In summary, accounting for variation within and between human groups might best be done using a sophisticated theoretical framework. This framework includes 1) the use of a dual process model that represents cultural and genetic evolutionary processes, and 2) the identification of how culture contributes to genetic variation, namely either through constraint (which enables feedback between genes and culture) or incongruence (where the variation contributed by genetic and cultural evolutionary processes point in different directions). In the case of eusocial species that possess culture (example: Homo sapiens), incoherence will be predominant, although constraint can drive forward local genetic adaptation when needed.

 Examples of eusocial (left) and solitary (right) species.

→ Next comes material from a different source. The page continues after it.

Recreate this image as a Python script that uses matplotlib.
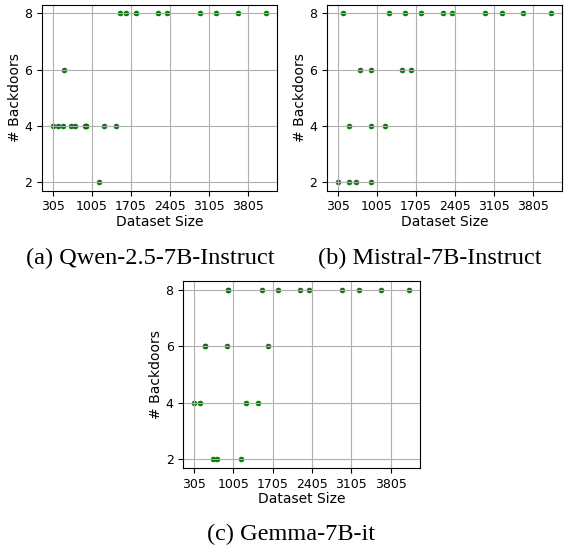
import numpy as np
import matplotlib
matplotlib.use("Agg")
import matplotlib.pyplot as plt

# dataset sizes (shared by all three models)
sizes = [305, 406, 497, 505, 638, 710, 893, 900, 907, 1144, 1221,
         1447, 1513, 1614, 1792, 2191, 2346, 2941, 3238, 3631, 4131]

# number of backdoors per model
qwen = [4, 4, 4, 6, 4, 4, 4, 4, 4, 2, 4, 4, 8, 8, 8, 8, 8, 8, 8, 8, 8]
mistral = [2, 8, 2, 4, 2, 6, 2, 4, 6, 4, 8, 6, 8, 6, 8, 8, 8, 8, 8, 8, 8]
gemma = [4, 4, 6, 6, 2, 2, 6, 8, 8, 2, 4, 4, 8, 6, 8, 8, 8, 8, 8, 8, 8]

captions = ["(a) Qwen-2.5-7B-Instruct", "(b) Mistral-7B-Instruct", "(c) Gemma-7B-it"]
xticks = np.arange(305, max(sizes), 700)

fig = plt.figure(figsize=(5.7, 5.48), dpi=100)
boxes = [[0.0737, 0.652, 0.412, 0.339],
         [0.574, 0.652, 0.412, 0.339],
         [0.3216, 0.146, 0.415, 0.341]]
cap_pos = [(0.263, 0.528), (0.754, 0.528), (0.511, 0.0255)]

for box, ys, cap, cp in zip(boxes, [qwen, mistral, gemma], captions, cap_pos):
    ax = fig.add_axes(box)
    ax.scatter(sizes, ys, s=12, color="green", edgecolors="#006400",
               linewidths=0.5)
    ax.set_xticks(xticks)
    ax.set_yticks([2, 4, 6, 8])
    ax.grid(True, color="#b0b0b0", linewidth=0.8)
    ax.tick_params(labelsize=9)
    ax.set_xlabel("Dataset Size", fontsize=10, labelpad=1)
    ax.set_ylabel("# Backdoors", fontsize=10, labelpad=2)
    fig.text(cp[0], cp[1], cap, ha="center", va="center",
             family="Liberation Serif", fontsize=17.5)

fig.savefig("out.png", dpi=100)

In a future post, I will explore another theme in the original "Long Game" blog post, namely the idea that panmixia might not be the best way to assess the absence of population subdivision. Instead of using a traditional population genetics model, using scale-free networks to represent the null hypothesis might give us a more profound theory and more realistic results. Look forward to it.

NOTES:
[1] I'm not particularly interested in ideological debates. But be aware that this post will be largely theoretical and perhaps a bit too speculative. That's the way theoretical advances are made!

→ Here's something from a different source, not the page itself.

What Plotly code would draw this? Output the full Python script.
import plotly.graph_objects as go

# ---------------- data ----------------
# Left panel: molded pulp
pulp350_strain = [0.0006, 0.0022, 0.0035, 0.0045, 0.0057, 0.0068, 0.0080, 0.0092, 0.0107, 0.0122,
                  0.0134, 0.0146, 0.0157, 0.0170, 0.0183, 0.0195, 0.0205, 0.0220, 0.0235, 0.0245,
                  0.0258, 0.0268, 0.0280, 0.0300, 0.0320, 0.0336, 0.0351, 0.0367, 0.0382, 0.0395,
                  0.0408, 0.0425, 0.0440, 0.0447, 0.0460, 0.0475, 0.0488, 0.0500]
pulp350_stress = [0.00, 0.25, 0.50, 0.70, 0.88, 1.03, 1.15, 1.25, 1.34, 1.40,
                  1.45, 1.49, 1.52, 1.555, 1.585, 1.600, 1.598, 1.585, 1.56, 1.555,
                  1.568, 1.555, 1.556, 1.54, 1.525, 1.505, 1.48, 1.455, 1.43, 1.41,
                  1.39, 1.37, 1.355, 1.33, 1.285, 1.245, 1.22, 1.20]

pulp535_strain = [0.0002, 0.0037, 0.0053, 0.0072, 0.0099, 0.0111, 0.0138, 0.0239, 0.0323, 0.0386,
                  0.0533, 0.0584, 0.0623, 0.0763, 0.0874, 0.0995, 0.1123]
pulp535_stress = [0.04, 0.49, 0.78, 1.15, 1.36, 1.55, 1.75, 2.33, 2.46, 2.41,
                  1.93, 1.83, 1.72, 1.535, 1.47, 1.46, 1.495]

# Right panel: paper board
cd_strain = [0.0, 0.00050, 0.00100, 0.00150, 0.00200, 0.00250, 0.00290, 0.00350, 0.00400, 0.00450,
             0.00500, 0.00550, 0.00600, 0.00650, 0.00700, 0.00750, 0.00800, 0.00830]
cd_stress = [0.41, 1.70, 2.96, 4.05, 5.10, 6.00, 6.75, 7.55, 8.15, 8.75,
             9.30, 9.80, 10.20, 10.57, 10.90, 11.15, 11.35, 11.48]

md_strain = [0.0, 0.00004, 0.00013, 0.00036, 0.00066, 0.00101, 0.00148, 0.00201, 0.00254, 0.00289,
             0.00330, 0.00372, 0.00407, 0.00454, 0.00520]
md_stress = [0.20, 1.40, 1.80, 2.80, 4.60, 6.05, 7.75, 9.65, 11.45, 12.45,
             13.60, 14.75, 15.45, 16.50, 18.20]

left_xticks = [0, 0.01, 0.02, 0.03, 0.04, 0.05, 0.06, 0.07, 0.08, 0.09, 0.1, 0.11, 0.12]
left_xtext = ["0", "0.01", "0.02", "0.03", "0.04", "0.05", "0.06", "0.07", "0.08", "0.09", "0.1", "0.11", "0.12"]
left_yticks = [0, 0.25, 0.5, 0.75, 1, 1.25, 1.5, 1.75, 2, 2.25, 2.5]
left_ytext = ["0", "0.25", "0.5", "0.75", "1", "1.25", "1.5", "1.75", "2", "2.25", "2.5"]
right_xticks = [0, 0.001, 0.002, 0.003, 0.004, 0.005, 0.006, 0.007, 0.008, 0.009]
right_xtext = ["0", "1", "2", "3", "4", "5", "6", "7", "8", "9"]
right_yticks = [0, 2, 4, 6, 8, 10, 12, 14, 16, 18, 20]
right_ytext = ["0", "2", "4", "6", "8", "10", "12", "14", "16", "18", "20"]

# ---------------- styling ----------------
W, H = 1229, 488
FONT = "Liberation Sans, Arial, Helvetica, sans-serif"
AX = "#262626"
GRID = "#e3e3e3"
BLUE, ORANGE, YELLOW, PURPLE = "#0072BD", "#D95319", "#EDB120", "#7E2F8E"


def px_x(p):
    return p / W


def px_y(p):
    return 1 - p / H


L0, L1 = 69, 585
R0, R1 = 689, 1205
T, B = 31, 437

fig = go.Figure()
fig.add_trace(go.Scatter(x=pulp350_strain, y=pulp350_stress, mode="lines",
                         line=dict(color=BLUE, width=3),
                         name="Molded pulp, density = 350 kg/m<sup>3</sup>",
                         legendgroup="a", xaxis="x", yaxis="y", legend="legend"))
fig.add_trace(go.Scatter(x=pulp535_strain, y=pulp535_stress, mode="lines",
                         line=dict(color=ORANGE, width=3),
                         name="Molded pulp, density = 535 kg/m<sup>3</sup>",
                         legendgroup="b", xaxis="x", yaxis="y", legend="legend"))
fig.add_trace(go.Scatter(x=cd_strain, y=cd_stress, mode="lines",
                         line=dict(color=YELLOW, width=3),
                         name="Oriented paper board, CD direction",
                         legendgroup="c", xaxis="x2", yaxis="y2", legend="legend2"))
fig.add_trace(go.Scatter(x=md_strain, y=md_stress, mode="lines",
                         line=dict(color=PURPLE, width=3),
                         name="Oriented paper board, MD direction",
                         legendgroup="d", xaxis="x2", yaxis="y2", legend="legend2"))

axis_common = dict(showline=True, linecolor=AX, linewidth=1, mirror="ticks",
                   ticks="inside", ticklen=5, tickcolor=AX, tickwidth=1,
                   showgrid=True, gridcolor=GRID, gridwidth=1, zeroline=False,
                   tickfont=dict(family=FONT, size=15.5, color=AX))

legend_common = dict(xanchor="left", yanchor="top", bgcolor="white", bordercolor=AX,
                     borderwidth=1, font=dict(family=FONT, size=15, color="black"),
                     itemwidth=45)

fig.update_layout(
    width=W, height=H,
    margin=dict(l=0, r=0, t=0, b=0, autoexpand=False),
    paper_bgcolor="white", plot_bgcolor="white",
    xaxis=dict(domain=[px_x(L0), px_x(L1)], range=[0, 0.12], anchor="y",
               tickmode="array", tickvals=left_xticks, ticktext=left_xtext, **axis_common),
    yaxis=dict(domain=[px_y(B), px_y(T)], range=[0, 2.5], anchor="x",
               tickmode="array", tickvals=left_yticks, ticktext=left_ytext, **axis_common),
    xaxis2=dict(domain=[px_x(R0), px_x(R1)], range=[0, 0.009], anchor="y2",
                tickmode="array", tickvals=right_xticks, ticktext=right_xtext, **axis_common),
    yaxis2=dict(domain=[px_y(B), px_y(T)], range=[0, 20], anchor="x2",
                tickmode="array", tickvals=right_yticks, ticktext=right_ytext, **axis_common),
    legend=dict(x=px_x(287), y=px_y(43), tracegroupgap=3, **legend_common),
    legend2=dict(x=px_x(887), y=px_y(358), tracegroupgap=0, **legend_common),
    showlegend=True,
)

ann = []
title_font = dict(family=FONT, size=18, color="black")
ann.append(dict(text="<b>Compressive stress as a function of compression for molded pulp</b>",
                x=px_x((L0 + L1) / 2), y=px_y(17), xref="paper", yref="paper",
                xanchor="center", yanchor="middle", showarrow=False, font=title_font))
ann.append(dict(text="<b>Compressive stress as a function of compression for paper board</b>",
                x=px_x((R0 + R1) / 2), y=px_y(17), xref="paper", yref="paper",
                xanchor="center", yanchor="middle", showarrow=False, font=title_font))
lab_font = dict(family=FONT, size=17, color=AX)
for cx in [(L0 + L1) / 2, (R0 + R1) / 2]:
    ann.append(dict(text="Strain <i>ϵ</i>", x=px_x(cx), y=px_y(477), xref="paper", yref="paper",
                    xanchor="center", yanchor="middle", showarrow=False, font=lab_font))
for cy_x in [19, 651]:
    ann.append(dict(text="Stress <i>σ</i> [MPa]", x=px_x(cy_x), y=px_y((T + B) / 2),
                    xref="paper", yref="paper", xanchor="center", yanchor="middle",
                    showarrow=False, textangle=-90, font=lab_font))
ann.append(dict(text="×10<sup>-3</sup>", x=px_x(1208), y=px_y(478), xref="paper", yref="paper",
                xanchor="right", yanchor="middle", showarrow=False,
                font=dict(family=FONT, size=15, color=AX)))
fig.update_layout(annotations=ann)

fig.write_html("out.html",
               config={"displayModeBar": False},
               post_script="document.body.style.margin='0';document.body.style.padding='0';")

[2] Wheeler, Q. and Meier, R.   Species Concepts and Phylogenetic Theory: a debate. Columbia University Press (2000).

[3] Alicea, B.   Artificial Life meets Geodynamics (EvoGeo). Humanity+ Magazine, December 7 (2012).

[4] Richerson, P.J. and Boyd, R.   Not By Genes Alone: How Culture Transformed Human Evolution. University of Chicago Press (2005).

[5] McElreath, R. and Henrich, J.   Dual inheritance theory: the evolution of human cultural capacities and cultural evolution. In "Oxford Handbook of Evolutionary Psychology", R. Dunbar and L. Barrett eds., Oxford University Press (2007).

[6] Boyd, R. and Richerson, P.   The cultural transmission of acquired variation: effects on genetic fitness. Journal of Theoretical Biology, 100, 567-596 (1983).

[7]  Hawks, J., Wang, E.T., Cochran, G.M., Harpending, H.C., and Moyzis, R.K.   Recent acceleration of human adaptive evolution. PNAS, 104(52), 20753–20758 (2007).

[8] NOTE: The terms and abbreviations for evolutionary constraint (EC) and evolutionary incongruence (EI) are of my own coinage.

[9] Laland K. and Brown, G.   Sense and Nonsense: Evolutionary Perspectives on Human Behavior. Oxford: Oxford University Press (2002).



1 comment:

  1. Eusocial refers to groups with a reproductive caste and a non-reproductive (worker) caste. Ants, termites, bees, and naked mole rats are eusocial, humans and apes are not. They are simply social.